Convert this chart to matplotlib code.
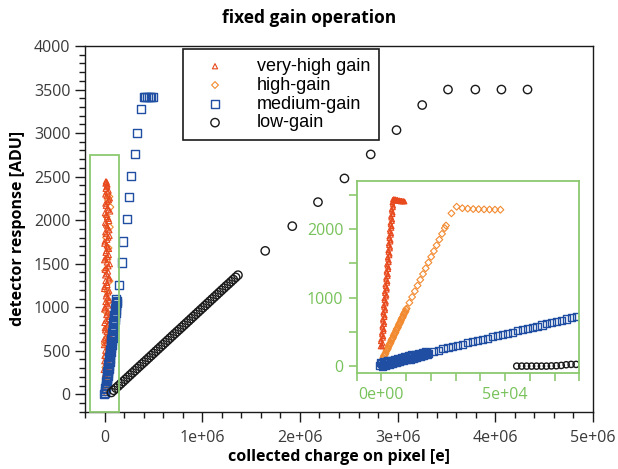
import matplotlib
matplotlib.use("Agg")

import matplotlib.pyplot as plt
from matplotlib.patches import Rectangle
from matplotlib.ticker import FixedLocator, MultipleLocator

# ---- main panel data (x in thousands of electrons, y in ADU) ----
vhg_x_k = [5, 30, 12, 42, -2, 25, 50, 8, 35, 18, -5, 45, 22, 3, 38, 14, 52, 28, -3, 40,
           10, 33, 20, 48, 0, 26, 44, 7, 36, 16, 55, -4, 30, 11, 46, 24, 2, 39, 15, 50,
           27, 6, 42, 19, 58, 32, 9, 45, 22, 35, 12, 26, 18, 14,
           20, -8, 40, 15, 33, 0, 22, 45, -6, 28, 12, 50, 6, 30, -1, 42, 18, 35, 4, 25,
           52, 14, 38, -4, 30, 10, 48, 20, 2, 40, 24, 8, 44, 18, 34, -2, 28, 52, 8, 36,
           16, 48, 26, 4, 40, 14, 30, 55, 8, 42, 20, 30, 10, 22]
vhg_y = [230, 260, 300, 340, 380, 420, 460, 500, 545, 590, 630, 670, 715, 760, 800, 845,
         890, 930, 975, 1020, 1060, 1105, 1150, 1190, 1235, 1280, 1320, 1365, 1410, 1450,
         1495, 1540, 1580, 1625, 1670, 1710, 1755, 1800, 1840, 1885, 1930, 1970, 2015, 2060,
         2100, 2145, 2190, 2230, 2275, 2320, 2360, 2395, 2430, 2445,
         250, 280, 320, 360, 400, 440, 480, 520, 565, 610, 650, 690, 735, 780, 820, 865,
         910, 950, 995, 1040, 1080, 1125, 1170, 1210, 1255, 1300, 1340, 1385, 1430, 1470,
         1515, 1560, 1600, 1645, 1690, 1730, 1775, 1820, 1860, 1905, 1950, 1990, 2035, 2080,
         2120, 2165, 2210, 2250, 2295, 2340, 2380, 2410, 2420, 2440]

hg_x_k = [10, 25, 5, 35, 18, 40, 8, 28, 15, 45, 2, 32, 20, 48, 12, 38, 25, 52, 6, 30,
          42, 16, 55, 22, 60, 36, 50, 28, 0, 20, 38, 12]
hg_y = [20, 60, 110, 150, 200, 250, 310, 370, 430, 500, 580, 660, 750, 850, 950, 1060,
        1180, 1300, 1420, 1550, 1680, 1800, 1920, 2040, 2150, 2230, 2270, 2300, 40, 90,
        130, 170]

mg_x_k = [-3, 4, 9, 14, 19, 22, 27, 31, 36, 40, 44, 49, 53, 57, 62, 66, 70, 75, 79, 84,
          88, 92, 97, 101, 106, 110, 114, 118, 122,
          5, 12, 17, 24, 29, 33, 38, 43, 47, 52, 56, 60, 65, 69, 73, 78, 82, 87, 91, 95,
          100, 104, 108, 113, 117, 121, 125, 128,
          152, 176, 193, 227, 250, 270, 311, 331, 369,
          400, 420, 440, 460, 480, 500]
mg_y = [5, 35, 75, 110, 150, 190, 230, 270, 310, 350, 390, 430, 470, 510, 550, 590, 630,
        670, 710, 750, 790, 830, 870, 910, 950, 990, 1030, 1060, 1090,
        15, 60, 95, 135, 175, 215, 250, 290, 330, 370, 410, 450, 490, 530, 570, 610, 650,
        690, 730, 770, 810, 850, 890, 930, 970, 1010, 1045, 1075,
        1253, 1514, 1755, 2008, 2261, 2506, 2759, 3004, 3272,
        3415, 3415, 3415, 3415, 3415, 3415]

lg_x_k = [70, 94, 118, 142, 166, 190, 214, 238, 262, 286, 310, 334, 358, 382, 406, 430,
          454, 478, 502, 526, 550, 574, 598, 622, 646, 670, 694, 718, 742, 766, 790, 814,
          838, 862, 886, 910, 934, 958, 982, 1006, 1030, 1054, 1078, 1102, 1126, 1150,
          1174, 1198, 1222, 1246, 1270, 1294, 1318, 1342, 1366,
          1645, 1922, 2185, 2456, 2725, 2989, 3252, 3516, 3796, 4063, 4330]
lg_y = [21, 46, 71, 96, 121, 146, 171, 196, 221, 246, 271, 296, 321, 346, 370, 395, 420,
        445, 470, 495, 520, 545, 570, 595, 620, 645, 670, 695, 720, 744, 769, 794, 819,
        844, 869, 894, 919, 944, 969, 994, 1019, 1044, 1069, 1094, 1119, 1144, 1169, 1194,
        1219, 1244, 1268, 1293, 1318, 1343, 1368,
        1647, 1931, 2207, 2479, 2755, 3034, 3322, 3500, 3500, 3500, 3500]

# ---- inset data (x in electrons, y in ADU) ----
ins_vhg_x = [-400, 300, 500, -200, 800, 100, 1000, 300, 1200, 500, 1400, 700, 1600, 900,
             1900, 1100, 2100, 1300, 2300, 1500, 2500, 1800, 2700, 2000, 2900, 2200, 3100,
             2500, 3400, 2700, 3600, 2900, 3800, 3100, 4000, 3300, 4200, 3600, 4400, 3800,
             4600, 4100, 4800, 4400, 4600,
             5000, 5400, 5800, 6200, 6600, 7000, 7400, 7800, 8200, 8600, 9000, 9400,
             100, -300, 700, 200, 900, 400, 1100, 600, 1300, 800, 1500, 1000, 1700, 1200,
             1900, 1400, 2200, 1700, 2400, 1900, 2600, 2100, 2800, 2400, 3000, 2600, 3300,
             2800, 3500, 3000, 3700, 3200, 3900, 3500, 4100, 3700, 4300, 3900, 4500, 4200,
             4700, 4500, 4800, 5200, 5600, 6000, 6400, 6800, 7200, 7600, 8000, 8400, 8800,
             9200]
ins_vhg_y = [290, 290, 340, 390, 440, 490, 540, 590, 640, 690, 740, 790, 840, 890, 940,
             990, 1040, 1090, 1140, 1190, 1240, 1290, 1340, 1390, 1440, 1490, 1540, 1590,
             1640, 1690, 1740, 1790, 1840, 1890, 1940, 1990, 2040, 2090, 2140, 2190, 2240,
             2290, 2340, 2390, 2430,
             2440, 2420, 2430, 2410, 2420, 2405, 2415, 2400, 2410, 2400, 2405, 2400,
             315, 365, 415, 465, 515, 565, 615, 665, 715, 765, 815, 865, 915, 965, 1015,
             1065, 1115, 1165, 1215, 1265, 1315, 1365, 1415, 1465, 1515, 1565, 1615, 1665,
             1715, 1765, 1815, 1865, 1915, 1965, 2015, 2065, 2115, 2165, 2215, 2265, 2315,
             2365, 2410, 2430, 2435, 2420, 2430, 2415, 2420, 2410, 2415, 2405, 2410, 2405]

ins_hg_x = [700, 1200, 1700, 2200, 2700, 3200, 3700, 4200, 4700, 5200, 5700, 6200, 6700,
            7200, 7700, 8200, 8700, 9200, 9700, 10200,
            950, 1450, 1950, 2450, 2950, 3450, 3950, 4450, 4950, 5450, 5950, 6450, 6950,
            7450, 7950, 8450, 8950, 9450, 9950,
            11300, 12400, 13500, 14600, 15700, 16800, 17900, 19000, 20100, 21200, 22300,
            23400, 24500, 25600, 26100,
            28300, 30400, 32700, 34900, 37100, 39300, 41500, 43700, 45900, 48100]
ins_hg_y = [122, 165, 195, 240, 270, 318, 345, 392, 420, 470, 498, 546, 572, 620, 650, 698,
            725, 772, 800, 844,
            150, 175, 222, 250, 296, 330, 372, 405, 448, 480, 524, 556, 600, 632, 676, 708,
            752, 785, 828,
            928, 1011, 1095, 1178, 1262, 1346, 1429, 1513, 1596, 1680, 1764, 1847, 1931,
            2014, 2052,
            2230, 2326, 2305, 2298, 2292, 2290, 2287, 2285, 2283, 2282]

ins_mg_x = [-700, 0, 700, 1400, 2100, 2800, 3500, 4200, 4900, 5600, 6300, 7000, 7700, 8400,
            9100, 9800, 10500, 11200, 11900, 12600, 13300, 14000, 14700, 15400, 16100,
            16800, 17500, 18200, 18900,
            -350, 350, 1050, 1750, 2450, 3150, 3850, 4550, 5250, 5950, 6650, 7350, 8050,
            8750, 9450, 10150, 10850, 11550, 12250, 12950, 13650, 14350, 15050, 15750,
            16450, 17150, 17850, 18550,
            20900, 22900, 24900, 26900, 28900, 30900, 32900, 34900, 36900, 38900, 40900,
            42900, 44900, 46900, 48900, 50900, 52900, 54900, 56900, 58900, 60900, 62900,
            64900, 66900, 68900, 70900, 72900, 74900, 76900, 78900]
ins_mg_y = [10, 40, 22, 52, 35, 63, 47, 76, 60, 88, 72, 100, 84, 112, 97, 125, 110, 138,
            122, 150, 135, 162, 148, 175, 160, 187, 173, 200, 190,
            55, 5, 68, 20, 80, 32, 93, 45, 105, 58, 118, 70, 130, 82, 142, 95, 155, 108,
            167, 120, 180, 133, 192, 146, 205, 158, 217, 172,
            221, 239, 256, 274, 291, 308, 326, 343, 361, 378, 395, 413, 430, 448, 465, 482,
            500, 517, 535, 552, 569, 587, 604, 622, 639, 656, 674, 691, 709, 726]

ins_lg_x = [54700, 56700, 58700, 60700, 62700, 64700, 66700, 68700, 70700, 72700, 74700,
            76700, 78700]
ins_lg_y = [5, 5, 5, 5, 5, 5, 5, 8, 10, 15, 25, 30, 30]

main_xticks = [0, 1e6, 2e6, 3e6, 4e6, 5e6]
main_xticklabels = ["0", "1e+06", "2e+06", "3e+06", "4e+06", "5e+06"]
ins_xticks = [0, 5e4]
ins_xticklabels = ["0e+00", "5e+04"]

RED = "#e8491d"
ORANGE = "#f28a30"
BLUE = "#1f4ea3"
BLACK = "#1a1a1a"
GREEN = "#8cc970"
GREEN_TXT = "#78c25a"
TICK_TXT = "#3a3a3a"

fig = plt.figure(figsize=(6.18, 4.69), dpi=100)
ax = fig.add_axes([0.1375, 0.1222, 0.822, 0.7797])


def k(vals):
    return [v * 1e3 for v in vals]


ax.scatter(k(hg_x_k), hg_y, marker="D", s=12, facecolors="none", edgecolors=ORANGE,
           linewidths=0.8, label="high-gain")
ax.scatter(k(vhg_x_k), vhg_y, marker="^", s=14, facecolors="none", edgecolors=RED,
           linewidths=0.8, label="very-high gain")
ax.scatter(k(mg_x_k), mg_y, marker="s", s=34, facecolors="none", edgecolors=BLUE,
           linewidths=1.0, label="medium-gain")
ax.scatter(k(lg_x_k), lg_y, marker="o", s=36, facecolors="none", edgecolors=BLACK,
           linewidths=1.0, label="low-gain")

ax.add_patch(Rectangle((-1.45e5, -200), 2.9e5, 2950, fill=False, edgecolor=GREEN,
                       linewidth=1.3, zorder=5, clip_on=False))

ax.set_xlim(-2e5, 5e6)
ax.set_ylim(-200, 4000)
ax.xaxis.set_major_locator(FixedLocator(main_xticks))
ax.set_xticklabels(main_xticklabels)
ax.xaxis.set_minor_locator(MultipleLocator(2e5))
ax.yaxis.set_major_locator(MultipleLocator(500))
ax.yaxis.set_minor_locator(MultipleLocator(100))
ax.tick_params(which="both", direction="out", top=False, right=False, color=BLACK,
               labelcolor=TICK_TXT, labelsize=11.5, width=1.0)
ax.tick_params(which="major", length=7)
ax.tick_params(which="minor", length=4)
ax.tick_params(axis="x", which="major", pad=6)
for lab in ax.get_xticklabels() + ax.get_yticklabels():
    lab.set_fontfamily("Open Sans")
for sp in ax.spines.values():
    sp.set_linewidth(1.0)
    sp.set_color(BLACK)

ax.set_xlabel("collected charge on pixel [e]", fontsize=11.5, fontweight="bold",
              family="Open Sans", labelpad=2)
ax.set_ylabel("detector response [ADU]", fontsize=11.5, fontweight="bold",
              family="Open Sans", labelpad=6)
fig.text(0.5, 0.962, "fixed gain operation", fontsize=12.5, fontweight="bold",
         family="Open Sans", ha="center", va="center")

handles, labels = ax.get_legend_handles_labels()
order = [1, 0, 2, 3]
leg = ax.legend([handles[i] for i in order], [labels[i] for i in order],
                loc="upper left", bbox_to_anchor=(0.192, 0.992), borderaxespad=0,
                prop={"family": "Liberation Sans", "size": 13}, frameon=True,
                fancybox=False, framealpha=1, edgecolor=BLACK, borderpad=0.5,
                handlelength=2.6, handletextpad=1.0, labelspacing=0.1)
leg.get_frame().set_linewidth(1.2)

# ---- inset ----
ins = fig.add_axes([0.5772, 0.204, 0.3602, 0.41])
ins.scatter(ins_hg_x, ins_hg_y, marker="D", s=12, facecolors="none", edgecolors=ORANGE,
            linewidths=0.8)
ins.scatter(ins_vhg_x, ins_vhg_y, marker="^", s=10, facecolors="none", edgecolors=RED,
            linewidths=0.8)
ins.scatter(ins_mg_x, ins_mg_y, marker="s", s=26, facecolors="none", edgecolors=BLUE,
            linewidths=1.0)
ins.scatter(ins_lg_x, ins_lg_y, marker="o", s=20, facecolors="none", edgecolors=BLACK,
            linewidths=1.0)
ins.set_xlim(-1e4, 8e4)
ins.set_ylim(-100, 2700)
ins.xaxis.set_major_locator(FixedLocator(ins_xticks))
ins.set_xticklabels(ins_xticklabels)
ins.xaxis.set_minor_locator(MultipleLocator(1e4))
ins.yaxis.set_major_locator(MultipleLocator(1000))
ins.yaxis.set_minor_locator(MultipleLocator(500))
ins.tick_params(which="both", direction="out", top=False, right=False, color=GREEN,
                labelcolor=GREEN_TXT, labelsize=11.5, width=1.2)
ins.tick_params(which="major", length=6)
ins.tick_params(which="minor", length=6)
for lab in ins.get_xticklabels() + ins.get_yticklabels():
    lab.set_fontfamily("Open Sans")
for sp in ins.spines.values():
    sp.set_color(GREEN)
    sp.set_linewidth(1.3)

fig.savefig("out.png", dpi=100)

**Instructions for the task**
Restate exactly, please, only the lines between the start of the data and the line containing "from matplotlib.ticker import", both ends included, skipping the pictures.

**Exercise result**
Convert this chart to matplotlib code.
import matplotlib
matplotlib.use("Agg")

import matplotlib.pyplot as plt
from matplotlib.patches import Rectangle
from matplotlib.ticker import FixedLocator, MultipleLocator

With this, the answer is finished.